Я — русский еврей | страница 124



— Честно говоря, я тебя не узнал. Ведь расстались мы молодыми ребятами. Ты был, конечно, старше. Сколько тогда тебе было… тридцать? А мне всего двадцать пять. И вот вижу седого джентльмена с палкой…

— А ты на себя в зеркало посмотри. Где твои кудри?

Говорили они по-голландски. Рафаэль еще хорошо помнил этот язык, но, когда запинался, переходил на немецкий. Боулер много рассказывал о своих путешествиях.

— Ведь их у меня около двухсот, и все считают меня отцом. Своих детей у нас с Гертрудой нет, но грустить, как видишь, не приходится. А сколько у нас внуков — и не сосчитать. И со всеми внуками говорим по-английски. Голландского никто не знает, и по-немецки редко кто говорит. Вот твои ребята, например, знают только иврит и английский… Бывают забавные случаи. Недавно видел я Боруха. Ты помнишь Боруха, он жил у меня и был самый младший? — Рафаэль кивнул. Он помнил Боруха. Дети дразнили его «Спинозой». — Он стал известным математиком, профессором университета в Линкольне. Есть такой американский город в штате Небраска, затерянный в бескрайних маисовых полях. Борух привез меня с аэродрома к себе домой и представил своей жене Эмме. Эмма и я смотрим друг на друга и смеемся. А Борух с открытым ртом уставился на нас: «Вы знакомы?» А как же нам не быть знакомыми, если эту самую Эмму я еще в сорок втором переправил в Стокгольм с одним коммерсантом? Оказывается, они встретились на какой-то конференции и поженились за месяц до моего приезда, и, видимо, еще не успели поделиться воспоминаниями. Я тогда еще упрекнул их в «кровосмесительном» браке. Ведь они оба считают меня своим отцом.

— Ты случайно ничего не слышал о Фрице и Хильди? — спросил Рафаэль.

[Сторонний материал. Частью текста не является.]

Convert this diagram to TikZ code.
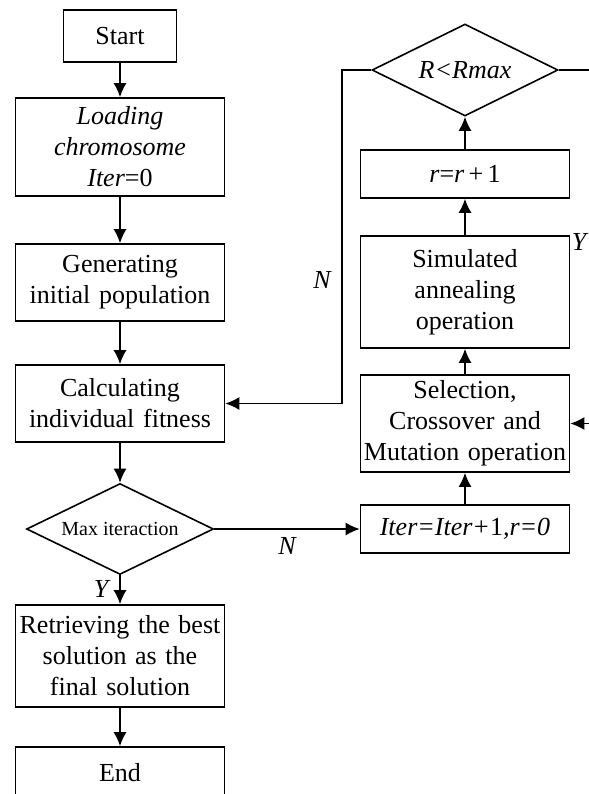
\documentclass[tikz,border=0pt]{standalone}
\usepackage{fontspec}
\setmainfont{Liberation Serif}
\usetikzlibrary{shapes.geometric, arrows.meta}
\tikzset{
  proc/.style={draw, line width=0.8pt, minimum width=104.5pt, text width=102pt, align=center, inner sep=0pt, font=\fontsize{13}{15.5}\selectfont},
  decide/.style={draw, diamond, line width=0.8pt, inner sep=0pt, aspect=2},
  lbl/.style={font=\fontsize{13}{15.5}\selectfont\itshape}
}
\begin{document}
\begin{tikzpicture}[x=0.5pt, y=-0.5pt, line width=0.8pt, >={Latex[length=7pt, width=6.5pt]}]
      \useasboundingbox (0,0) rectangle (589,794);
      \node[proc, minimum width=56.5pt, text width=54pt, minimum height=26pt] (start) at (120, 36) {Start};
      \node[proc, minimum height=49pt] (load) at (120, 147) {\textit{Loading}\\\textit{chromosome}\\\textit{Iter}=0};
      \node[proc, minimum height=38.5pt] (gen) at (120, 282.5) {Generating\\initial population};
      \node[proc, minimum height=38.5pt] (calc) at (120, 403.5) {Calculating\\individual fitness};
      \node[decide, minimum width=93.5pt, minimum height=45.5pt, font=\fontsize{10}{12}\selectfont] (maxit) at (120, 529) {Max iteraction};
      \node[proc, minimum height=51pt] (best) at (120, 656) {Retrieving the best\\solution as the\\final solution};
      \node[proc, minimum height=26pt] (end) at (120, 773) {End};
      \node[decide, minimum width=93pt, minimum height=46pt, font=\fontsize{13}{15.5}\selectfont\itshape] (rmax) at (465, 70) {R<Rmax};
      \node[proc, minimum height=24pt] (rinc) at (465, 174) {\textit{r}=\textit{r}\,+\,1};
      \node[proc, minimum height=56pt] (sa) at (465, 292) {Simulated\\annealing\\operation};
      \node[proc, minimum height=48.5pt] (sel) at (465, 423.5) {Selection,\\Crossover and\\Mutation operation};
      \node[proc, minimum height=24pt] (iter) at (465, 529) {\textit{Iter=Iter+}1\textit{,r=0}};
      \node[lbl] (ylow) at (101, 589) {Y};
      \node[lbl] (nlow) at (287, 546) {N};
      \node[lbl] (nleft) at (322, 280) {N};
      \node[lbl] (ysa) at (579, 242) {Y};
      \coordinate (rout) at (589, 70);
      \coordinate (rin) at (589, 423.5);
      \draw[->] (start) -- (load);
      \draw[->] (load) -- (gen);
      \draw[->] (gen) -- (calc);
      \draw[->] (calc) -- (maxit);
      \draw[->] (maxit) -- (best);
      \draw[->] (best) -- (end);
      \draw[->] (maxit) -- (iter);
      \draw[->] (iter) -- (sel);
      \draw[->] (sel) -- (sa);
      \draw[->] (sa) -- (rinc);
      \draw[->] (rinc) -- (rmax);
      \draw[->] (rmax.west) -- ++(-29, 0) |- (calc.east);
      \draw (rmax.east) -- (rout);
      \draw[->] (rin) -- (sel.east);
    \end{tikzpicture}
\end{document}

— Представь себе, нашелся свидетель их гибели. Этот человек, зубной врач из Роттердама, ехал с ними в одном телячьем вагоне до Треблинки. В Польше еще стояла лютая зима, вода в кружках замерзала, и они не ели почти неделю. Хильди ослабла, и Фриц держал ее на коленях. В Треблинке ночью их всех выгрузили из вагонов под свет прожекторов и лай овчарок. Женщин и детей отделили от мужчин и выстроили в колонну. Фриц бросился к Хильди, но солдат ударом сапога сбил его с ног. Больше ни Хильди, ни других приехавших с ней женщин не видели. Видимо, их сожгли в ту же ночь. А Фриц почти год пробыл в лагере и погиб перед самым приходом русских… Да, тогда в Амстердаме я опоздал на день.

Боулер помолчал и сказал:

— А кто-то говорит, что в нынешнем мире нет настоящей любви. Будто бы только в книгах, у Петрарки или Шекспира.